On September 14, 10 different fire departments responded to a warehouse fire in Marshfield. However, it wasn’t the size of the fire that made calling so many departments necessary.
“A lot of it had to do with a lot of low availability,” said Hewitt Area Fire Chief Brian Hafermann. “So, it relied on more departments to get the job done.”
In Edgar, the volunteer fire department is making due with the change in times.
“Years past, you could have a volunteer that would take a whole week’s shift,” said Edgar Fire Chief David Wagener. “Now, I’m happy if I can get someone to come in and take a 12-hour shift for me.”
Wagener and the Edgar Fire Department aren’t alone. According to the U.S. Fire Administration, more than 90% of fire departments in Wisconsin are all volunteer or rely mostly on volunteer firefighters, with many of them struggling to find people to join.

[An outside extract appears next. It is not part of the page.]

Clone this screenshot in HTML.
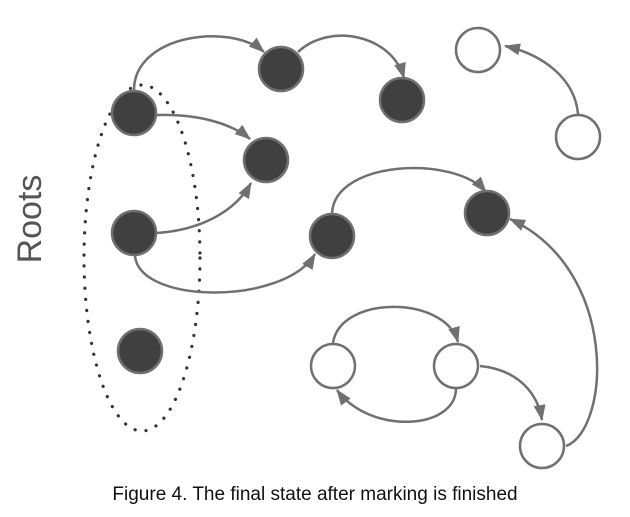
<!DOCTYPE html>
<html><head><meta charset="utf-8"><style>
html,body{margin:0;padding:0;background:#fff;width:630px;height:517px;overflow:hidden}
</style></head><body>
<svg width="630" height="517" xmlns="http://www.w3.org/2000/svg">
<defs>
<marker id="a" viewBox="0 0 16 12" refX="15" refY="6" markerWidth="16" markerHeight="12" orient="auto" markerUnits="userSpaceOnUse">
<path d="M0,0 L16,6 L0,12 z" fill="#707070"/>
</marker>
</defs>
<ellipse cx="142" cy="258" rx="58" ry="173" fill="none" stroke="#333" stroke-width="3.2" stroke-dasharray="0.1 11" stroke-linecap="round"/>
<text transform="translate(41,219) rotate(-90)" text-anchor="middle" font-family="Liberation Sans, sans-serif" font-size="34" fill="#555">Roots</text>
<g fill="none" stroke="#707070" stroke-width="2.5" marker-end="url(#a)">
<path d="M134,90 C134,35 230,22 264,52"/>
<path d="M298,52 C330,22 392,35 404,78"/>
<path d="M157,115 C200,114 232,124 250,139"/>
<path d="M157,233 C200,230 235,212 251,183"/>
<path d="M135,256 C140,305 285,305 315,254"/>
<path d="M332,213 C335,160 455,155 486,192"/>
<path d="M578,114 C575,80 545,55 505,46"/>
<path d="M333,343 C340,295 445,295 458,342"/>
<path d="M456,389 C455,430 370,435 337,390"/>
<path d="M480,366 C520,370 538,395 542,420"/>
<path d="M566,446 C610,430 620,270 510,219"/>
</g>
<g fill="#404040" stroke="#707070" stroke-width="2.5">
<circle cx="134" cy="113" r="22"/>
<circle cx="281" cy="69" r="22"/>
<circle cx="402" cy="100" r="22"/>
<circle cx="266" cy="160" r="22"/>
<circle cx="134" cy="233" r="22"/>
<circle cx="332" cy="236" r="22"/>
<circle cx="487" cy="213" r="22"/>
<circle cx="140" cy="351" r="22"/>
</g>
<g fill="#fff" stroke="#707070" stroke-width="2.5">
<circle cx="478" cy="50" r="22"/>
<circle cx="578" cy="137" r="22"/>
<circle cx="333" cy="366" r="22"/>
<circle cx="456" cy="366" r="22"/>
<circle cx="542" cy="446" r="22"/>
</g>
<text x="315" y="500" text-anchor="middle" font-family="Liberation Sans, sans-serif" font-size="19" fill="#111">Figure 4. The final state after marking is finished</text>
</svg>
</body></html>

Lawmakers are aware of the problem, with legislators introducing Senate Bill 287, which would create three refundable tax credits for volunteer firefighters. The first credit would include $300 for responders who have served for at least one year and $600 for responders who have served for more than 5 years. The second of the three credits is equal to $20 for each hour, up to 25 hours, that a responder attends training or education courses, with the third credit being reimbursed for mileage or other expenses.
NewsChannel 7 reached out to Senator Patrick Testin’s office for an update on the bill, which he helped introduce. It has yet to be passed, but lawmakers hope to gain enough traction to pass it through this fall, with the idea that it will encourage more people to join a volunteer department.

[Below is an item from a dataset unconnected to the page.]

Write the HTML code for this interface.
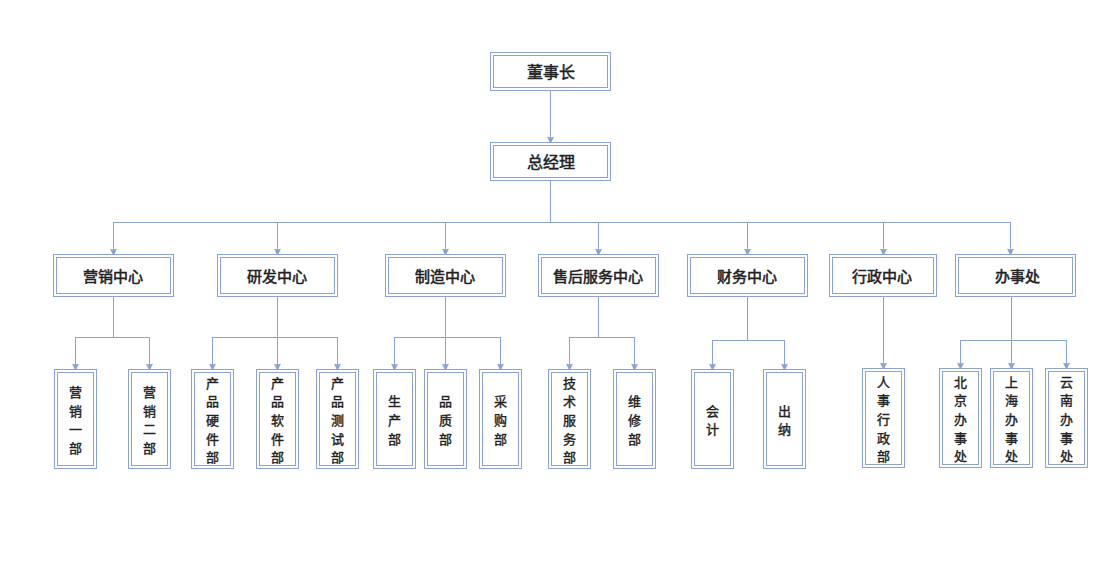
<!DOCTYPE html>
<html lang="zh-CN"><head><meta charset="utf-8"><title>组织架构图</title>
<style>
html,body{margin:0;padding:0;background:#fff;}
body{width:1116px;height:567px;position:relative;overflow:hidden;font-family:"Liberation Sans",sans-serif;}
svg{position:absolute;left:0;top:0;}
svg rect,svg path{fill:#8DA2D4;}
svg rect.b{fill:none;stroke:#8DA2D4;stroke-width:1;}
.t{position:absolute;display:flex;align-items:center;justify-content:center;color:#222;font-weight:normal;-webkit-text-stroke:0.3px #222;white-space:nowrap;}
.tp{font-size:16px;-webkit-text-stroke:0.5px #222;line-height:16px;padding-top:2px;box-sizing:border-box;}
.md{font-size:15px;-webkit-text-stroke:0.55px #222;line-height:15px;padding-top:1px;box-sizing:border-box;}
.lf{font-size:13px;-webkit-text-stroke:0.4px #222;line-height:18.6px;padding-top:4.5px;box-sizing:border-box;text-align:center;}
</style></head><body>
<svg width="1116" height="567" viewBox="0 0 1116 567" shape-rendering="crispEdges">
<rect x="550" y="91" width="1" height="51"/>
<rect x="550" y="181" width="1" height="42"/>
<rect x="113" y="222" width="898" height="1"/>
<rect x="113" y="222" width="1" height="32"/>
<rect x="277" y="222" width="1" height="32"/>
<rect x="445" y="222" width="1" height="32"/>
<rect x="598" y="222" width="1" height="32"/>
<rect x="747" y="222" width="1" height="32"/>
<rect x="883" y="222" width="1" height="32"/>
<rect x="1010" y="222" width="1" height="32"/>
<rect x="113" y="297" width="1" height="41"/>
<rect x="75" y="337" width="75" height="1"/>
<rect x="75" y="337" width="1" height="32"/>
<rect x="149" y="337" width="1" height="32"/>
<rect x="277" y="297" width="1" height="41"/>
<rect x="212" y="337" width="126" height="1"/>
<rect x="212" y="337" width="1" height="32"/>
<rect x="277" y="337" width="1" height="32"/>
<rect x="337" y="337" width="1" height="32"/>
<rect x="445" y="297" width="1" height="41"/>
<rect x="394" y="337" width="107" height="1"/>
<rect x="394" y="337" width="1" height="32"/>
<rect x="445" y="337" width="1" height="32"/>
<rect x="500" y="337" width="1" height="32"/>
<rect x="598" y="297" width="1" height="41"/>
<rect x="569" y="337" width="66" height="1"/>
<rect x="569" y="337" width="1" height="32"/>
<rect x="634" y="337" width="1" height="32"/>
<rect x="747" y="297" width="1" height="44"/>
<rect x="712" y="340" width="73" height="1"/>
<rect x="712" y="340" width="1" height="29"/>
<rect x="784" y="340" width="1" height="29"/>
<rect x="883" y="297" width="1" height="71"/>
<rect x="1011" y="297" width="1" height="44"/>
<rect x="960" y="340" width="107" height="1"/>
<rect x="960" y="340" width="1" height="28"/>
<rect x="1011" y="340" width="1" height="28"/>
<rect x="1066" y="340" width="1" height="28"/>
<path shape-rendering="geometricPrecision" d="M547.0 136.7 L550.5 137.4 L554.0 136.7 L551.5 142 L549.5 142 Z"/>
<path shape-rendering="geometricPrecision" d="M110.0 248.7 L113.5 249.4 L117.0 248.7 L114.5 254 L112.5 254 Z"/>
<path shape-rendering="geometricPrecision" d="M274.0 248.7 L277.5 249.4 L281.0 248.7 L278.5 254 L276.5 254 Z"/>
<path shape-rendering="geometricPrecision" d="M442.0 248.7 L445.5 249.4 L449.0 248.7 L446.5 254 L444.5 254 Z"/>
<path shape-rendering="geometricPrecision" d="M595.0 248.7 L598.5 249.4 L602.0 248.7 L599.5 254 L597.5 254 Z"/>
<path shape-rendering="geometricPrecision" d="M744.0 248.7 L747.5 249.4 L751.0 248.7 L748.5 254 L746.5 254 Z"/>
<path shape-rendering="geometricPrecision" d="M880.0 248.7 L883.5 249.4 L887.0 248.7 L884.5 254 L882.5 254 Z"/>
<path shape-rendering="geometricPrecision" d="M1007.0 248.7 L1010.5 249.4 L1014.0 248.7 L1011.5 254 L1009.5 254 Z"/>
<path shape-rendering="geometricPrecision" d="M72.0 363.7 L75.5 364.4 L79.0 363.7 L76.5 369 L74.5 369 Z"/>
<path shape-rendering="geometricPrecision" d="M146.0 363.7 L149.5 364.4 L153.0 363.7 L150.5 369 L148.5 369 Z"/>
<path shape-rendering="geometricPrecision" d="M209.0 363.7 L212.5 364.4 L216.0 363.7 L213.5 369 L211.5 369 Z"/>
<path shape-rendering="geometricPrecision" d="M274.0 363.7 L277.5 364.4 L281.0 363.7 L278.5 369 L276.5 369 Z"/>
<path shape-rendering="geometricPrecision" d="M334.0 363.7 L337.5 364.4 L341.0 363.7 L338.5 369 L336.5 369 Z"/>
<path shape-rendering="geometricPrecision" d="M391.0 363.7 L394.5 364.4 L398.0 363.7 L395.5 369 L393.5 369 Z"/>
<path shape-rendering="geometricPrecision" d="M442.0 363.7 L445.5 364.4 L449.0 363.7 L446.5 369 L444.5 369 Z"/>
<path shape-rendering="geometricPrecision" d="M497.0 363.7 L500.5 364.4 L504.0 363.7 L501.5 369 L499.5 369 Z"/>
<path shape-rendering="geometricPrecision" d="M566.0 363.7 L569.5 364.4 L573.0 363.7 L570.5 369 L568.5 369 Z"/>
<path shape-rendering="geometricPrecision" d="M631.0 363.7 L634.5 364.4 L638.0 363.7 L635.5 369 L633.5 369 Z"/>
<path shape-rendering="geometricPrecision" d="M709.0 363.7 L712.5 364.4 L716.0 363.7 L713.5 369 L711.5 369 Z"/>
<path shape-rendering="geometricPrecision" d="M781.0 363.7 L784.5 364.4 L788.0 363.7 L785.5 369 L783.5 369 Z"/>
<path shape-rendering="geometricPrecision" d="M880.0 362.7 L883.5 363.4 L887.0 362.7 L884.5 368 L882.5 368 Z"/>
<path shape-rendering="geometricPrecision" d="M957.0 362.7 L960.5 363.4 L964.0 362.7 L961.5 368 L959.5 368 Z"/>
<path shape-rendering="geometricPrecision" d="M1008.0 362.7 L1011.5 363.4 L1015.0 362.7 L1012.5 368 L1010.5 368 Z"/>
<path shape-rendering="geometricPrecision" d="M1063.0 362.7 L1066.5 363.4 L1070.0 362.7 L1067.5 368 L1065.5 368 Z"/>
<rect class="b" x="490.5" y="52.5" width="120" height="38"/>
<rect class="b" x="493.5" y="55.5" width="114" height="32"/>
<rect class="b" x="490.5" y="142.5" width="120" height="38"/>
<rect class="b" x="493.5" y="145.5" width="114" height="32"/>
<rect class="b" x="53.5" y="254.5" width="120" height="42"/>
<rect class="b" x="56.5" y="257.5" width="114" height="36"/>
<rect class="b" x="217.5" y="254.5" width="120" height="42"/>
<rect class="b" x="220.5" y="257.5" width="114" height="36"/>
<rect class="b" x="385.5" y="254.5" width="120" height="42"/>
<rect class="b" x="388.5" y="257.5" width="114" height="36"/>
<rect class="b" x="538.5" y="254.5" width="120" height="42"/>
<rect class="b" x="541.5" y="257.5" width="114" height="36"/>
<rect class="b" x="687.5" y="254.5" width="120" height="42"/>
<rect class="b" x="690.5" y="257.5" width="114" height="36"/>
<rect class="b" x="829.5" y="254.5" width="107" height="42"/>
<rect class="b" x="832.5" y="257.5" width="101" height="36"/>
<rect class="b" x="955.5" y="254.5" width="120" height="42"/>
<rect class="b" x="958.5" y="257.5" width="114" height="36"/>
<rect class="b" x="54.5" y="369.5" width="42" height="99"/>
<rect class="b" x="57.5" y="372.5" width="36" height="93"/>
<rect class="b" x="128.5" y="369.5" width="42" height="99"/>
<rect class="b" x="131.5" y="372.5" width="36" height="93"/>
<rect class="b" x="191.5" y="369.5" width="42" height="99"/>
<rect class="b" x="194.5" y="372.5" width="36" height="93"/>
<rect class="b" x="256.5" y="369.5" width="42" height="99"/>
<rect class="b" x="259.5" y="372.5" width="36" height="93"/>
<rect class="b" x="316.5" y="369.5" width="42" height="99"/>
<rect class="b" x="319.5" y="372.5" width="36" height="93"/>
<rect class="b" x="373.5" y="369.5" width="42" height="99"/>
<rect class="b" x="376.5" y="372.5" width="36" height="93"/>
<rect class="b" x="424.5" y="369.5" width="42" height="99"/>
<rect class="b" x="427.5" y="372.5" width="36" height="93"/>
<rect class="b" x="479.5" y="369.5" width="42" height="99"/>
<rect class="b" x="482.5" y="372.5" width="36" height="93"/>
<rect class="b" x="548.5" y="369.5" width="42" height="99"/>
<rect class="b" x="551.5" y="372.5" width="36" height="93"/>
<rect class="b" x="613.5" y="369.5" width="42" height="99"/>
<rect class="b" x="616.5" y="372.5" width="36" height="93"/>
<rect class="b" x="691.5" y="369.5" width="42" height="99"/>
<rect class="b" x="694.5" y="372.5" width="36" height="93"/>
<rect class="b" x="763.5" y="369.5" width="42" height="99"/>
<rect class="b" x="766.5" y="372.5" width="36" height="93"/>
<rect class="b" x="862.5" y="368.5" width="42" height="99"/>
<rect class="b" x="865.5" y="371.5" width="36" height="93"/>
<rect class="b" x="939.5" y="368.5" width="42" height="99"/>
<rect class="b" x="942.5" y="371.5" width="36" height="93"/>
<rect class="b" x="990.5" y="368.5" width="42" height="99"/>
<rect class="b" x="993.5" y="371.5" width="36" height="93"/>
<rect class="b" x="1045.5" y="368.5" width="42" height="99"/>
<rect class="b" x="1048.5" y="371.5" width="36" height="93"/>
</svg>
<div class="t tp" style="left:490px;top:52px;width:121px;height:39px">董事长</div>
<div class="t tp" style="left:490px;top:142px;width:121px;height:39px">总经理</div>
<div class="t md" style="left:52px;top:254px;width:121px;height:43px">营销中心</div>
<div class="t md" style="left:216px;top:254px;width:121px;height:43px">研发中心</div>
<div class="t md" style="left:384px;top:254px;width:121px;height:43px">制造中心</div>
<div class="t md" style="left:537px;top:254px;width:121px;height:43px">售后服务中心</div>
<div class="t md" style="left:686px;top:254px;width:121px;height:43px">财务中心</div>
<div class="t md" style="left:828px;top:254px;width:108px;height:43px">行政中心</div>
<div class="t md" style="left:957px;top:254px;width:121px;height:43px">办事处</div>
<div class="t lf" style="left:54px;top:369px;width:43px;height:100px"><span>营<br>销<br>一<br>部</span></div>
<div class="t lf" style="left:128px;top:369px;width:43px;height:100px"><span>营<br>销<br>二<br>部</span></div>
<div class="t lf" style="left:191px;top:369px;width:43px;height:100px"><span>产<br>品<br>硬<br>件<br>部</span></div>
<div class="t lf" style="left:256px;top:369px;width:43px;height:100px"><span>产<br>品<br>软<br>件<br>部</span></div>
<div class="t lf" style="left:316px;top:369px;width:43px;height:100px"><span>产<br>品<br>测<br>试<br>部</span></div>
<div class="t lf" style="left:373px;top:369px;width:43px;height:100px"><span>生<br>产<br>部</span></div>
<div class="t lf" style="left:424px;top:369px;width:43px;height:100px"><span>品<br>质<br>部</span></div>
<div class="t lf" style="left:479px;top:369px;width:43px;height:100px"><span>采<br>购<br>部</span></div>
<div class="t lf" style="left:548px;top:369px;width:43px;height:100px"><span>技<br>术<br>服<br>务<br>部</span></div>
<div class="t lf" style="left:613px;top:369px;width:43px;height:100px"><span>维<br>修<br>部</span></div>
<div class="t lf" style="left:691px;top:369px;width:43px;height:100px"><span>会<br>计</span></div>
<div class="t lf" style="left:763px;top:369px;width:43px;height:100px"><span>出<br>纳</span></div>
<div class="t lf" style="left:862px;top:368px;width:43px;height:100px"><span>人<br>事<br>行<br>政<br>部</span></div>
<div class="t lf" style="left:939px;top:368px;width:43px;height:100px"><span>北<br>京<br>办<br>事<br>处</span></div>
<div class="t lf" style="left:990px;top:368px;width:43px;height:100px"><span>上<br>海<br>办<br>事<br>处</span></div>
<div class="t lf" style="left:1045px;top:368px;width:43px;height:100px"><span>云<br>南<br>办<br>事<br>处</span></div>
</body></html>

In the meantime, departments are having to get creative with how they recruit new volunteers, including taking to social media and making appearances at schools and town picnics.
Wagener says there is a great honor in being a firefighter, and serving your community.
“There is an honor and a trust that goes along with being a firefighter, or EMT or policeman for that matter,” said Wagener. “I think that’s what moves a lot of volunteers forward in their career, is having that pride and knowing they helped their neighbors in a situation that they needed.”